Finite-state transducer (FST). A compressed trie that also shares suffixes (not just prefixes). Where a trie shares only left context, an FST shares both left and right context, yielding much smaller structures for large vocabularies. Lucene uses an FST for its term dictionary: the entire vocabulary is encoded in a single compact byte array walked at query time.

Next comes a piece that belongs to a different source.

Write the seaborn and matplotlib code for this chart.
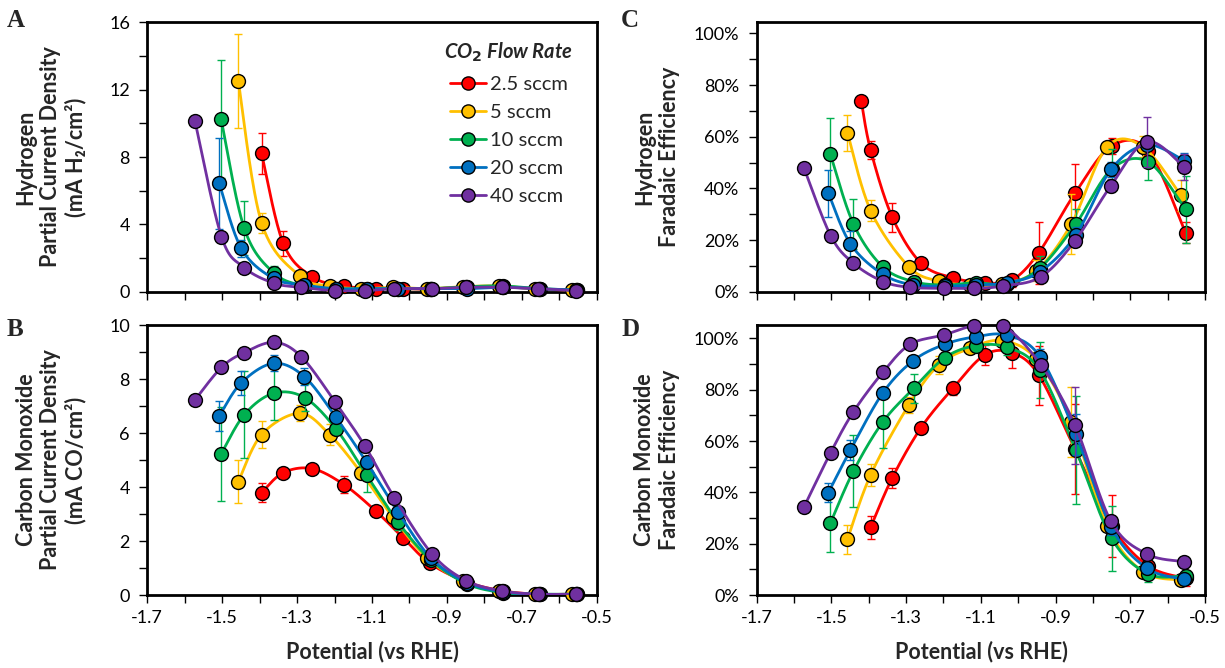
import numpy as np
import matplotlib
matplotlib.use("Agg")
import matplotlib.pyplot as plt
from matplotlib.lines import Line2D
from matplotlib.ticker import MultipleLocator, FixedLocator, FuncFormatter
import seaborn as sns

nan = np.nan

# ---------------- data ----------------
series_labels = ["2.5 sccm", "5 sccm", "10 sccm", "20 sccm", "40 sccm"]
series_colors = ["#FF0000", "#FFC000", "#00B050", "#0070C0", "#7030A0"]
x_ticks = [-1.7, -1.5, -1.3, -1.1, -0.9, -0.7, -0.5]

# potentials (V vs RHE) for each flow rate
x_red = [-1.42, -1.395, -1.337, -1.26, -1.175, -1.09, -1.017, -0.945, -0.848, -0.75, -0.652, -0.552]
x_yel = [-1.457, -1.395, -1.293, -1.213, -1.129, -1.044, -0.952, -0.858, -0.762, -0.666, -0.565]
x_grn = [-1.503, -1.441, -1.363, -1.28, -1.196, -1.114, -1.03, -0.943, -0.846, -0.75, -0.652, -0.552]
x_blu = [-1.508, -1.449, -1.363, -1.281, -1.196, -1.114, -1.03, -0.942, -0.846, -0.751, -0.655, -0.555]
x_pur = [-1.573, -1.502, -1.441, -1.361, -1.289, -1.199, -1.119, -1.04, -0.939, -0.848, -0.752, -0.656, -0.556]

# Panel A: H2 partial current density (mA/cm2)
A_red = [nan, 8.22, 2.87, 0.89, 0.34, 0.18, 0.18, 0.15, 0.30, 0.30, 0.15, 0.10]
A_yel = [12.51, 4.10, 0.93, 0.34, 0.18, 0.26, 0.18, 0.30, 0.34, 0.18, 0.10]
A_grn = [10.26, 3.76, 1.13, 0.34, 0.18, 0.18, 0.18, 0.18, 0.30, 0.34, 0.18, 0.10]
A_blu = [6.44, 2.57, 0.79, 0.40, 0.18, 0.18, 0.18, 0.18, 0.18, 0.26, 0.18, 0.10]
A_pur = [10.16, 3.27, 1.43, 0.50, 0.26, 0.06, 0.06, 0.18, 0.18, 0.26, 0.26, 0.18, 0.06]
A_red_err = [0, 1.2, 0.75, 0.2, 0.1, 0.05, 0.05, 0.05, 0.1, 0.1, 0.05, 0.05]
A_yel_err = [2.8, 0.6, 0.2, 0.1, 0.05, 0.05, 0.05, 0.1, 0.1, 0.05, 0.05]
A_grn_err = [3.5, 1.6, 0.4, 0.1, 0.05, 0.05, 0.05, 0.05, 0.1, 0.1, 0.05, 0.05]
A_blu_err = [2.7, 0.5, 0.2, 0.1, 0.05, 0.05, 0.05, 0.05, 0.05, 0.1, 0.05, 0.05]
A_pur_err = [0, 0.3, 0.1, 0.05, 0.05, 0.05, 0.05, 0.05, 0.05, 0.05, 0.05, 0.05, 0.05]

# Panel B: CO partial current density (mA/cm2)
B_red = [nan, 3.79, 4.53, 4.68, 4.09, 3.11, 2.12, 1.17, 0.49, 0.15, 0.03, 0.03]
B_yel = [4.19, 5.94, 6.73, 5.94, 4.53, 2.88, 1.36, 0.53, 0.15, 0.03, 0.03]
B_grn = [5.22, 6.68, 7.47, 7.31, 6.15, 4.43, 2.69, 1.30, 0.41, 0.09, 0.03, 0.03]
B_blu = [6.63, 7.86, 8.58, 8.09, 6.58, 4.91, 3.06, 1.36, 0.46, 0.12, 0.03, 0.03]
B_pur = [7.22, 8.43, 8.98, 9.36, 8.83, 7.16, 5.52, 3.60, 1.51, 0.53, 0.15, 0.03, 0.03]
B_red_err = [0, 0.35, 0.1, 0.1, 0.3, 0.15, 0.15, 0.1, 0.1, 0.05, 0.02, 0.02]
B_yel_err = [0.8, 0.5, 0.3, 0.4, 0.2, 0.15, 0.1, 0.05, 0.05, 0.02, 0.02]
B_grn_err = [1.73, 1.62, 1.0, 0.5, 0.2, 0.6, 0.3, 0.2, 0.1, 0.05, 0.02, 0.02]
B_blu_err = [0.55, 0.45, 0.3, 0.3, 0.2, 0.2, 0.2, 0.1, 0.1, 0.05, 0.02, 0.02]
B_pur_err = [0, 0.1, 0.1, 0.1, 0.1, 0.1, 0.1, 0.1, 0.1, 0.05, 0.02, 0.02, 0.02]

# Panel C: H2 Faradaic efficiency (%)
C_red = [73.8, 54.8, 28.8, 11.0, 5.4, 3.5, 4.5, 15.1, 38.1, 56.4, 54.6, 22.8]
C_yel = [61.5, 31.4, 9.7, 4.1, 2.6, 3.0, 8.1, 26.2, 56.1, 56.1, 37.4]
C_grn = [53.3, 26.2, 9.7, 3.9, 2.6, 3.5, 3.0, 9.0, 26.2, 47.4, 50.3, 31.9]
C_blu = [38.1, 18.5, 6.8, 2.6, 2.2, 2.6, 3.5, 7.7, 21.9, 47.4, 56.8, 50.7]
C_pur = [47.7, 21.7, 11.0, 3.9, 1.7, 1.3, 1.3, 2.2, 5.8, 19.7, 41.0, 58.1, 48.4]
C_red_err = [0, 3.5, 5.7, 1.5, 1.5, 1.0, 2.5, 12.0, 11.5, 3.0, 3.0, 4.0]
C_yel_err = [7.0, 4.0, 1.0, 1.0, 1.0, 1.0, 4.0, 11.6, 2.0, 4.0, 6.0]
C_grn_err = [14.0, 9.5, 1.5, 1.0, 1.0, 1.0, 1.0, 5.0, 6.0, 8.0, 7.0, 13.0]
C_blu_err = [9.0, 5.0, 1.0, 1.0, 1.0, 1.0, 1.0, 2.0, 3.0, 3.0, 2.0, 3.0]
C_pur_err = [0, 1.5, 1.0, 1.0, 0.5, 0.5, 0.5, 0.5, 1.0, 2.0, 2.5, 9.7, 5.0]

# Panel D: CO Faradaic efficiency (%)
D_red = [nan, 26.4, 45.7, 65.2, 80.5, 93.5, 94.4, 85.7, 56.8, 27.0, 11.3, 6.5]
D_yel = [21.7, 46.8, 74.0, 89.6, 96.1, 99.1, 92.0, 67.5, 26.9, 9.1, 5.8]
D_grn = [27.9, 48.3, 67.3, 80.5, 92.5, 97.1, 96.5, 87.7, 56.5, 22.1, 8.2, 7.5]
D_blu = [39.9, 56.5, 78.6, 91.3, 97.7, 100.6, 101.2, 92.9, 62.7, 26.4, 10.4, 6.1]
D_pur = [34.4, 55.5, 71.4, 87.0, 97.7, 101.3, 104.9, 105.0, 89.6, 66.2, 28.8, 16.0, 13.0]
D_red_err = [0, 4.4, 3.9, 1.5, 2.5, 3.9, 5.8, 11.5, 17.5, 12.0, 2.5, 3.0]
D_yel_err = [5.6, 4.2, 3.0, 3.6, 2.0, 2.0, 2.5, 13.6, 2.0, 2.0, 2.0]
D_grn_err = [11.0, 14.0, 10.0, 5.7, 2.0, 2.0, 3.0, 11.0, 21.0, 12.7, 3.0, 2.0]
D_blu_err = [3.6, 4.0, 2.0, 1.5, 1.5, 1.5, 1.5, 3.0, 8.0, 3.0, 2.0, 2.0]
D_pur_err = [0, 1.5, 1.0, 1.0, 1.0, 1.0, 1.0, 1.0, 2.0, 15.0, 2.0, 1.5, 1.5]

x_err = 0.012  # horizontal error on potential

xs = [x_red, x_yel, x_grn, x_blu, x_pur]
panels = {
    "A": ([A_red, A_yel, A_grn, A_blu, A_pur], [A_red_err, A_yel_err, A_grn_err, A_blu_err, A_pur_err]),
    "B": ([B_red, B_yel, B_grn, B_blu, B_pur], [B_red_err, B_yel_err, B_grn_err, B_blu_err, B_pur_err]),
    "C": ([C_red, C_yel, C_grn, C_blu, C_pur], [C_red_err, C_yel_err, C_grn_err, C_blu_err, C_pur_err]),
    "D": ([D_red, D_yel, D_grn, D_blu, D_pur], [D_red_err, D_yel_err, D_grn_err, D_blu_err, D_pur_err]),
}

# ---------------- style ----------------
sns.set_theme(style="ticks")
plt.rcParams["font.family"] = ["Lato", "DejaVu Sans"]
plt.rcParams["axes.linewidth"] = 2.0

W, H = 1225, 668
fig = plt.figure(figsize=(W / 100, H / 100), dpi=100)


def box(l, t, r, b):
    return [l / W, 1 - b / H, (r - l) / W, (b - t) / H]


axes = {
    "A": fig.add_axes(box(147.3, 22.3, 596.7, 291.7)),
    "B": fig.add_axes(box(147.3, 325, 596.7, 595)),
    "C": fig.add_axes(box(756.7, 22.3, 1205, 291.7)),
    "D": fig.add_axes(box(756.7, 325, 1205, 595)),
}
ylims = {"A": (0, 16), "B": (0, 10), "C": (0, 104.3), "D": (0, 105.2)}
ymajor = {"A": 4, "B": 2, "C": 20, "D": 20}
yminor = {"A": 2, "B": 1, "C": 10, "D": 10}


def excel_smooth(x, y, sx, sy, n=30):
    P = np.column_stack([np.asarray(x) * sx, np.asarray(y) * sy])
    m = len(P)
    out = []
    for i in range(m - 1):
        p0 = P[i - 1] if i > 0 else P[i]
        p1, p2 = P[i], P[i + 1]
        p3 = P[i + 2] if i + 2 < m else P[i + 1]
        c1 = p1 + (p2 - p0) / 6.0
        c2 = p2 - (p3 - p1) / 6.0
        t = np.linspace(0, 1, n, endpoint=(i == m - 2))[:, None]
        seg = (1 - t) ** 3 * p1 + 3 * (1 - t) ** 2 * t * c1 + 3 * (1 - t) * t ** 2 * c2 + t ** 3 * p2
        out.append(seg)
    Q = np.vstack(out)
    return Q[:, 0] / sx, Q[:, 1] / sy


for key, ax in axes.items():
    ys, es = panels[key]
    ylo, yhi = ylims[key]
    sx = 449.0 / 1.2
    sy = 270.0 / (yhi - ylo)
    for k in range(5):
        x = np.asarray(xs[k], float)
        y = np.asarray(ys[k], float)
        e = np.asarray(es[k], float)
        ok = ~np.isnan(y)
        x, y, e = x[ok], y[ok], e[ok]
        col = series_colors[k]
        z = 3 + k * 3
        cx, cy = excel_smooth(x, y, sx, sy)
        sns.lineplot(x=cx, y=cy, sort=False, estimator=None, color=col, lw=2.0,
                     ax=ax, legend=False, zorder=z)
        ax.errorbar(x, y, yerr=e, xerr=x_err, fmt="none", ecolor=col, elinewidth=1.0,
                    capsize=3, capthick=1.0, zorder=z + 1, clip_on=False)
        sns.scatterplot(x=x, y=y, color=col, edgecolor="black", linewidth=1.0, s=100,
                        ax=ax, legend=False, zorder=z + 2, clip_on=False)

    ax.set_xlim(-1.7, -0.5)
    ax.set_ylim(ylo, yhi)
    ax.xaxis.set_major_locator(FixedLocator(x_ticks))
    ax.xaxis.set_minor_locator(MultipleLocator(0.1))
    ax.xaxis.set_major_formatter(FuncFormatter(lambda v, _: f"{v:.1f}"))
    ax.yaxis.set_major_locator(MultipleLocator(ymajor[key]))
    ax.yaxis.set_minor_locator(MultipleLocator(yminor[key]))
    if key in ("C", "D"):
        ax.yaxis.set_major_formatter(FuncFormatter(lambda v, _: f"{v:.0f}%"))
    else:
        ax.yaxis.set_major_formatter(FuncFormatter(lambda v, _: f"{v:.0f}"))
    ax.tick_params(which="both", direction="out", length=5.5, width=1.0, color="black",
                   labelsize=13, labelcolor="black", pad=7)
    ax.tick_params(axis="x", pad=5)
    if key in ("A", "C"):
        ax.tick_params(axis="x", labelbottom=False)
    for s in ax.spines.values():
        s.set_visible(True)
        s.set_linewidth(2.0)
        s.set_color("black")
    ax.set_xlabel("")
    ax.set_ylabel("")

# legend in panel A
handles = [Line2D([0], [0], color=c, lw=2.0, marker="o", markersize=9.5,
                  markerfacecolor=c, markeredgecolor="black", markeredgewidth=1.0)
           for c in series_colors]
leg = axes["A"].legend(handles, series_labels, loc="upper right",
                       bbox_to_anchor=(0.975, 0.975), frameon=False,
                       fontsize=14.5, handlelength=1.8, handletextpad=0.2,
                       labelspacing=0.55, borderpad=0.1,
                       title="CO$_\\mathbf{2}$ Flow Rate")
leg.get_title().set_fontsize(14.5)
leg.get_title().set_fontweight("bold")
leg.get_title().set_fontstyle("italic")

# axis titles
lab = dict(fontsize=15.5, fontweight="bold", rotation=90, ha="center", va="center",
           multialignment="center", linespacing=1.2)
fig.text(51 / W, 1 - 157 / H, "Hydrogen\nPartial Current Density\n(mA H\u2082/cm\u00b2)", **lab)
fig.text(51 / W, 1 - 460 / H, "Carbon Monoxide\nPartial Current Density\n(mA CO/cm\u00b2)", **lab)
fig.text(657 / W, 1 - 157 / H, "Hydrogen\nFaradaic Efficiency", **lab)
fig.text(657 / W, 1 - 460 / H, "Carbon Monoxide\nFaradaic Efficiency", **lab)
xl = dict(fontsize=15.5, fontweight="bold", ha="center", va="center")
fig.text(372 / W, 1 - 652 / H, "Potential (vs RHE)", **xl)
fig.text(981 / W, 1 - 652 / H, "Potential (vs RHE)", **xl)

# panel letters
pl = dict(fontsize=18, fontweight="bold", family=["Liberation Serif", "DejaVu Serif"],
          va="top", ha="left")
fig.text(7 / W, 1 - 9 / H, "A", **pl)
fig.text(7 / W, 1 - 318 / H, "B", **pl)
fig.text(621 / W, 1 - 9 / H, "C", **pl)
fig.text(621 / W, 1 - 318 / H, "D", **pl)

fig.savefig("out.png", dpi=100)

Ternary search trie. A memory-efficient variant where each node has at most three children — less, equal, greater — rather than one per alphabet symbol. Useful when alphabet size is large or unpredictable.

When to use it

A trie is the right choice when:

Autocomplete or prefix search is a first-class requirement. Prefix enumeration is O(k + m) in a trie; achieving the same with a sorted array requires binary search plus a forward scan, and is impossible with a plain hash map.
The vocabulary is known at index time. Tries are efficient when the term set is stable or append-only. Bulk-loading is fast; in-place deletion is more complex than in a hash map.
You need lexicographic ordering for free. A depth-first traversal of a trie yields all terms in sorted order — useful for range queries and facet enumeration.

It is less suited to:

Random single-term lookup where prefixes are irrelevant. A hash map offers O(1) average-case lookup with simpler implementation. Unless prefix queries matter, a trie’s overhead is unwarranted.
Very long keys or large alphabets. Each node fans out by one character; Unicode text with thousands of possible code points makes fixed-array child storage wasteful. Compressed variants (radix trees, FSTs) are needed.
Approximate (fuzzy) matching. A trie enables exact and prefix matching efficiently, but finding terms within edit distance d of a query requires either augmenting the trie with Levenshtein automata or falling back to a character n-gram index for candidate retrieval.

In a full-text search engine, a trie or FST typically sits in front of the inverted index: the trie resolves a prefix query to a set of matching terms, and the inverted index is then consulted for each term to retrieve and score the relevant documents.